Goes to show what I know, FUCK NUFFIN
(, Tue 23 Nov 2010, 14:33, Reply)
They don't, in mainstream education
the 11+ is a voluntary entrance exam for grammar schools. en.wikipedia.org/wiki/11%2B
(, Tue 23 Nov 2010, 14:35, Reply)
yeah they only exist in about five counties now
a lot of schools known as grammars are now fee-paying
(, Tue 23 Nov 2010, 14:36, Reply)
I did go to grammar school for a bit
12 or 13 different schools in total.
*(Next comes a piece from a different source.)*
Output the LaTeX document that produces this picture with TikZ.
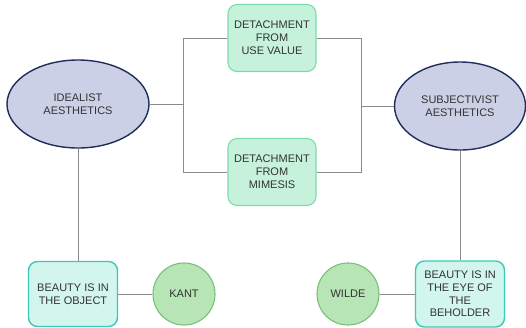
\documentclass[tikz,border=0pt]{standalone}
\usepackage{fontspec}
\setmainfont{Liberation Sans}
\usetikzlibrary{shapes.geometric}

\definecolor{elfill}{HTML}{CBD0E6}
\definecolor{eldraw}{HTML}{1F2E5A}
\definecolor{dtfill}{HTML}{C6F2DC}
\definecolor{dtdraw}{HTML}{7DDCAA}
\definecolor{btfill}{HTML}{D2F5EE}
\definecolor{btdraw}{HTML}{3ACBB4}
\definecolor{ptfill}{HTML}{B8E5B6}
\definecolor{ptdraw}{HTML}{79C07A}
\definecolor{lnk}{HTML}{8A8A8A}
\definecolor{txt}{HTML}{333333}

\begin{document}
\begin{tikzpicture}[x=1pt,y=-1pt,
	every node/.style={font=\fontsize{11}{12.8}\selectfont, text=txt, align=center, inner sep=0pt},
	school/.style={ellipse, draw=eldraw, fill=elfill, line width=1.4pt, minimum width=142pt, minimum height=88pt},
	detach/.style={rectangle, rounded corners=9pt, draw=dtdraw, fill=dtfill, line width=1.1pt, minimum width=88pt, minimum height=67pt},
	thesis/.style={rectangle, rounded corners=9pt, draw=btdraw, fill=btfill, line width=1.4pt, minimum width=89pt, minimum height=65pt},
	thinker/.style={circle, draw=ptdraw, fill=ptfill, line width=1.1pt, minimum size=62pt},
	link/.style={draw=lnk, line width=0.9pt}]

\useasboundingbox (0,0) rectangle (526,327);

% Escuelas
	\node[school] (ideal) at (78,104) {IDEALIST\\AESTHETICS};
	\node[school, minimum width=131pt] (subj) at (460,106) {SUBJECTIVIST\\AESTHETICS};

% Desprendimientos
	\node[detach] (usev) at (272,38) {DETACHMENT\\FROM\\USE VALUE};
	\node[detach] (mim) at (272,172) {DETACHMENT\\FROM\\MIMESIS};

	\coordinate (jl) at (183,104);
	\coordinate (jr) at (361,106);

	\draw[link] (ideal) -- (jl);
	\draw[link] (usev.west) -| (jl);
	\draw[link] (mim.west) -| (jl);
	\draw[link] (usev.east) -| (jr);
	\draw[link] (mim.east) -| (jr);
	\draw[link] (jr) -- (subj);

% Tesis y autores
	\node[thesis] (obj) at (73,294) {BEAUTY IS IN\\THE OBJECT};
	\node[thesis, minimum height=66pt] (eye) at (460,294) {BEAUTY IS IN\\THE EYE OF\\THE\\BEHOLDER};
	\node[thinker] (kant) at (184,294) {KANT};
	\node[thinker] (wilde) at (348,294) {WILDE};

	\draw[link] (ideal.south) -- (ideal.south |- obj.north);
	\draw[link] (subj.south) -- (subj.south |- eye.north);
	\draw[link] (obj) -- (kant);
	\draw[link] (wilde) -- (eye);

\end{tikzpicture}
\end{document}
Couple of them were grammars
(, Tue 23 Nov 2010, 14:30, Reply)
That's a lot of schools
I bet it was fun being the new girl lots of times...
(, Tue 23 Nov 2010, 14:34, Reply)
Not so much
but you get used to it, and it taught me handy skills
(, Tue 23 Nov 2010, 14:37, Reply)
yeah, it did
and I went to Grammar school.

I think some education authorites dropped it in the early eighties but as long as there was still a grammar school around, and there were plenty until grant-maintained status kicked it, you could take it if you asked.
(, Tue 23 Nov 2010, 14:34, Reply)
I see
I could have gone to any school I liked, as long as it was the local comp.
(, Tue 23 Nov 2010, 14:35, Reply)
I went to grammar school because the local comp wouldn't let me in.
I was only 10 when I went to secondary school, and the comp made an arbitrary decision (without speaking to me or my parents) that I wouldn't be mature enough. My primary school flat refused to teach me for another year, said they didn't have the resources and I'd done everything they had, so I took the 11+ as a last resort and basically got 100%, more or less.
(, Tue 23 Nov 2010, 14:47, Reply)
I'm 33

(, Tue 23 Nov 2010, 14:27, Reply)
OK, I'm 35 but Berk and Amberl are definitely younger than both of us.
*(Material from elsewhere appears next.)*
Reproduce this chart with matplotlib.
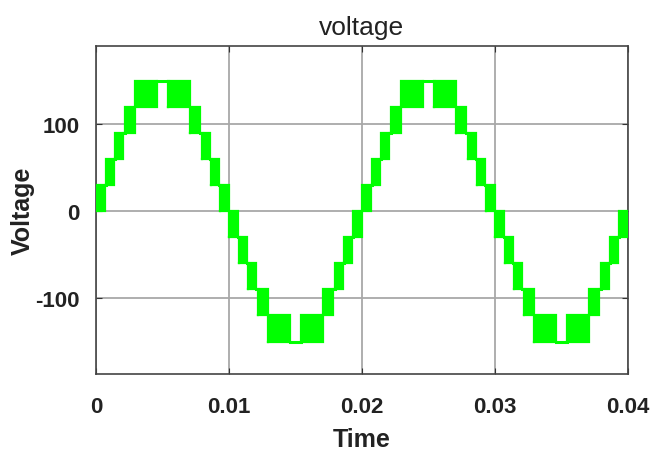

(, Tue 23 Nov 2010, 14:35, Reply)
And better educated it would seem

(, Tue 23 Nov 2010, 14:36, Reply)
I thought you did more or less the same degree as me?
and then went and became an accountant? Doesn't exactly qualify as undereducated...
(, Tue 23 Nov 2010, 14:39, Reply)
But I didn't make friends with Lord Huffington-Smythe at rugger practise
(I really have no idea what i'm talking about)
(, Tue 23 Nov 2010, 14:43, Reply)
Yes, but what difference does that make to one's education?
[it was a fee paying grammar but it wasn't that posh]
(, Tue 23 Nov 2010, 14:45, Reply)
Grammar's really aren't posh!
The whole point of being selective is that you take across the ability range, rather than the economic, so you generally get a wide range of people. It tends to be middle classish usually- the pushy parents, but upper class send their children to private schools anyway.
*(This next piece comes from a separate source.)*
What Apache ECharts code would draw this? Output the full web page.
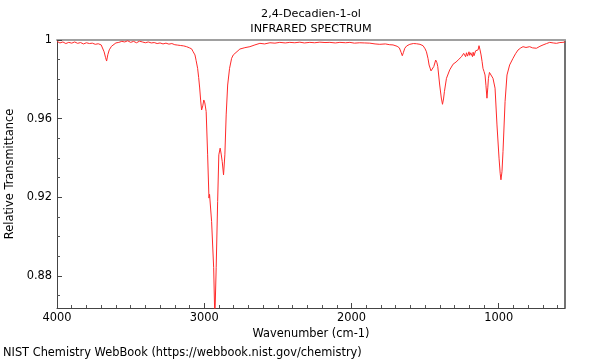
<!DOCTYPE html>
<html>
<head>
<meta charset="utf-8">
<script src="https://cdn.jsdelivr.net/npm/echarts@6.0.0/dist/echarts.min.js"></script>
<style>html,body{margin:0;padding:0;background:#fff;}#chart{width:600px;height:360px;}</style>
</head>
<body>
<div id="chart"></div>
<script>
const titleText = "2,4-Decadien-1-ol";
const subtitleText = "INFRARED SPECTRUM";
const footerText = "NIST Chemistry WebBook (https://webbook.nist.gov/chemistry)";
const xName = "Wavenumber (cm-1)";
const yName = "Relative Transmittance";

const xMajorTicks = [1000, 2000, 3000, 4000];
const xMinorTicks = [600,700,800,900,1100,1200,1300,1400,1500,1600,1700,1800,1900,2100,2200,2300,2400,2500,2600,2700,2800,2900,3100,3200,3300,3400,3500,3600,3700,3800,3900];
const yMajorTicks = [0.88, 0.92, 0.96, 1];
const yMinorTicks = [0.87,0.89,0.90,0.91,0.93,0.94,0.95,0.97,0.98,0.99];

const wavenumbers = [
4000,3980,3960,3940,3920,3900,3880,3860,3840,3820,3800,3780,3760,3740,3720,3700,3690,3680,3670,3663,3655,3645,3630,3620,3600,3580,3560,3540,3520,3500,3480,3460,3440,3420,3400,3380,3360,3340,3320,3300,3280,3260,3240,3220,3200,3180,3160,3140,3120,3100,3086,3075,3063,3055,3045,3038,3031,3024,3018,3010,3003,2996,2987,2977,2968,2964,2960,2950,2936,2928,2919,2909,2901,2892,2885,2878,2869,2860,2851,2841,2828,2814,2803,2792,2758,2724,2690,2656,2622,2590,2554,2520,2487,2450,2419,2385,2351,2320,2283,2250,2215,2180,2147,2110,2079,2040,2011,1980,1944,1910,1876,1840,1808,1770,1740,1718,1690,1675,1662,1655,1648,1638,1625,1604,1580,1559,1535,1514,1500,1491,1480,1473,1460,1450,1441,1428,1420,1414,1401,1390,1382,1375,1369,1355,1333,1310,1290,1276,1265,1253,1245,1238,1231,1225,1219,1212,1208,1202,1197,1190,1185,1178,1174,1168,1163,1157,1150,1147,1140,1134,1127,1120,1113,1107,1100,1093,1087,1080,1074,1070,1063,1057,1050,1039,1025,1012,998,990,985,978,971,957,944,926,903,886,869,850,835,815,790,770,744,720,699,675,654,630,608,585,564,556,550
];
const transmittance = [
0.9993,0.9985,0.9990,0.9982,0.9988,0.9984,0.9990,0.9983,0.9987,0.9980,0.9986,0.9982,0.9984,0.9978,0.9981,0.9975,0.9965,0.9940,0.9910,0.9893,0.9925,0.9950,0.9968,0.9978,0.9985,0.9988,0.9993,0.9990,0.9996,0.9988,0.9993,0.9986,0.9994,0.9990,0.9986,0.9990,0.9985,0.9987,0.9982,0.9985,0.9980,0.9984,0.9979,0.9982,0.9976,0.9974,0.9972,0.9970,0.9966,0.9960,0.9955,0.9940,0.9924,0.9895,0.9856,0.9810,0.9756,0.9690,0.9644,0.9665,0.9695,0.9680,0.9636,0.9416,0.9196,0.9215,0.9213,0.9077,0.8842,0.8580,0.8842,0.9179,0.9416,0.9450,0.9420,0.9382,0.9314,0.9416,0.9619,0.9771,0.9856,0.9907,0.9924,0.9932,0.9954,0.9961,0.9966,0.9975,0.9983,0.9980,0.9986,0.9984,0.9988,0.9985,0.9988,0.9986,0.9989,0.9985,0.9988,0.9986,0.9989,0.9987,0.9988,0.9985,0.9988,0.9986,0.9988,0.9984,0.9986,0.9985,0.9984,0.9980,0.9978,0.9980,0.9976,0.9975,0.9968,0.9960,0.9935,0.9920,0.9935,0.9958,0.9970,0.9978,0.9982,0.9981,0.9978,0.9971,0.9955,0.9940,0.9905,0.9873,0.9843,0.9852,0.9865,0.9898,0.9885,0.9865,0.9771,0.9705,0.9673,0.9700,0.9737,0.9805,0.9848,0.9877,0.9888,0.9898,0.9900,0.9915,0.9905,0.9932,0.9940,0.9915,0.9935,0.9918,0.9920,0.9940,0.9922,0.9935,0.9932,0.9915,0.9938,0.9920,0.9924,0.9945,0.9935,0.9940,0.9950,0.9971,0.9950,0.9924,0.9890,0.9856,0.9840,0.9822,0.9770,0.9704,0.9760,0.9805,0.9835,0.9839,0.9825,0.9805,0.9755,0.9568,0.9399,0.9320,0.9289,0.9330,0.9433,0.9687,0.9822,0.9873,0.9907,0.9930,0.9949,0.9960,0.9966,0.9962,0.9966,0.9960,0.9958,0.9968,0.9975,0.9982,0.9988,0.9985,0.9983,0.9987,0.9988,0.9982,0.9990
];

const seriesData = wavenumbers.map((w, i) => [w, transmittance[i]]);
const FONT = "DejaVu Sans";
const FS = 11.4;
const xMin = 550, xMax = 4000, yMin = 0.8637, yMax = 1;

const chart = echarts.init(document.getElementById('chart'), null, {renderer: 'canvas'});
chart.setOption({
  animation: false,
  backgroundColor: '#fff',
  textStyle: {fontFamily: FONT},
  grid: {left: 57, right: 35, top: 40, bottom: 52, containLabel: false, outerBoundsMode: 'none'},
  graphic: [
    {type: 'text', x: 311, y: 14, style: {text: titleText, font: '11.2px "DejaVu Sans"', fill: '#000', align: 'center', verticalAlign: 'middle'}},
    {type: 'text', x: 311, y: 29.5, style: {text: subtitleText, font: '11.2px "DejaVu Sans"', fill: '#000', align: 'center', verticalAlign: 'middle'}},
    {type: 'text', x: 3, y: 353, style: {text: footerText, font: FS + 'px "DejaVu Sans"', fill: '#000', align: 'left', verticalAlign: 'middle'}}
  ],
  xAxis: [
    {
      type: 'value', position: 'bottom', min: xMin, max: xMax, inverse: true,
      name: xName, nameLocation: 'middle', nameGap: 18,
      nameTextStyle: {fontFamily: FONT, fontSize: FS, color: '#000'},
      axisLine: {show: true, lineStyle: {color: '#444', width: 1}},
      axisTick: {show: true, inside: true, length: 5, customValues: xMajorTicks, lineStyle: {color: '#444'}},
      axisLabel: {show: true, customValues: xMajorTicks, margin: 5, fontFamily: FONT, fontSize: FS, color: '#000',
        formatter: v => String(Math.round(v))},
      splitLine: {show: false}
    },
    {
      type: 'value', position: 'bottom', min: xMin, max: xMax, inverse: true,
      axisLine: {show: false},
      axisTick: {show: true, inside: true, length: 3, customValues: xMinorTicks, lineStyle: {color: '#555'}},
      axisLabel: {show: false},
      splitLine: {show: false}
    },
    {
      type: 'value', position: 'top', min: xMin, max: xMax, inverse: true,
      axisLine: {show: true, lineStyle: {color: '#a0a0a0', width: 2}},
      axisTick: {show: false}, axisLabel: {show: false}, splitLine: {show: false}
    }
  ],
  yAxis: [
    {
      type: 'value', position: 'left', min: yMin, max: yMax,
      name: yName, nameLocation: 'middle', nameGap: 40,
      nameTextStyle: {fontFamily: FONT, fontSize: FS, color: '#000'},
      axisLine: {show: true, lineStyle: {color: '#444', width: 1}},
      axisTick: {show: true, inside: true, length: 5, customValues: yMajorTicks, lineStyle: {color: '#444'}},
      axisLabel: {show: true, customValues: yMajorTicks, margin: 5, fontFamily: FONT, fontSize: FS, color: '#000',
        formatter: v => String(+v.toFixed(4))},
      splitLine: {show: false}
    },
    {
      type: 'value', position: 'left', min: yMin, max: yMax,
      axisLine: {show: false},
      axisTick: {show: true, inside: true, length: 3, customValues: yMinorTicks, lineStyle: {color: '#555'}},
      axisLabel: {show: false},
      splitLine: {show: false}
    },
    {
      type: 'value', position: 'right', min: yMin, max: yMax,
      axisLine: {show: true, lineStyle: {color: '#444', width: 1.5}},
      axisTick: {show: false}, axisLabel: {show: false}, splitLine: {show: false}
    }
  ],
  series: [{
    type: 'line', xAxisIndex: 0, yAxisIndex: 0, data: seriesData,
    showSymbol: false, symbol: 'none', clip: true,
    lineStyle: {color: '#ff2a2a', width: 1},
    silent: true
  }]
});
</script>
</body>
</html>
Edit: as berk points out, whether they're feepaying or not makes a difference but not a huge one. It's pretty much like being in a school in a really good economic catchment area
(, Tue 23 Nov 2010, 14:45, Reply)
This
Alright, so my school has pretty good results because it's selective about whom it lets in - but equally, there are other schools in the area whose results are better and the parents richer, simply because of the catchment areas they serve.
(, Tue 23 Nov 2010, 14:49, Reply)
A fair number of Grammar schools were free when I went
including mine. Just intellectually selective. Luckily successive governments have sorted that out in the public education system, god forbid we allow intelligent children to use their intelligence, after all.
(, Tue 23 Nov 2010, 14:49, Reply)
Ugh, don't get me started on this
I firmly believe that above average intelligence children are just as entitled to the extra support that below average intelligence children get. After all, it's the bright ones that are likely to make a difference, but if you don't challenge them at school they just get bored and disillusioned and then they don't achieve anything like what they're capable of.
(, Tue 23 Nov 2010, 14:53, Reply)
It doesn't even make sense
to focus all your support on dragging up below average children just so they can pass a standardized test and prove to the government your results are going up. It's not fair and it's not right to value any child over another, but that's what happens when you abandon the average and better than average.
(, Tue 23 Nov 2010, 14:58, Reply)
I know
even if you spend all the possible time in the world nurturing the below average, the most they're ever likely to be is...average.
Why not spend that time nurturing the above average ones who could be brilliant, instead of abandoning them?
*belms hard*
(, Tue 23 Nov 2010, 15:02, Reply)
I suspect a lot of people on here
found this during their school days. The one thing I can tell you is I never won anything during school, because most places had switched to giving prizes for 'effort' rather than achievement, which meant the thickest kids got stuff for scribbling with a crayon.
(, Tue 23 Nov 2010, 15:08, Reply)
What? What?!
That is utterly STUPID.
(, Tue 23 Nov 2010, 15:11, Reply)
Absolutely
happened all the time.
(, Tue 23 Nov 2010, 15:16, Reply)
If I'd have gone to comp
I genuinely think I'd have struggled. My parents were brilliant, but I just think it would have been to easy to succumb to the social stigma of being clever in a shit school. And jesus, my local comp was shit.

I really, completely, don't see the problem in streaming. But the people in charge of education policy need a fucking good kicking. They are so petrified of seeing one stupid child fail that they will willingly let hundreds of bright ones fail to fulfill their potential.

Mind you, it's no better here. I'm actively discouraged from marking ... sorry, "giving feedback" using red pen because of "negative connotations" and I can't be negatively critical. This is to, allegedly, adults. and intelligent adults at that.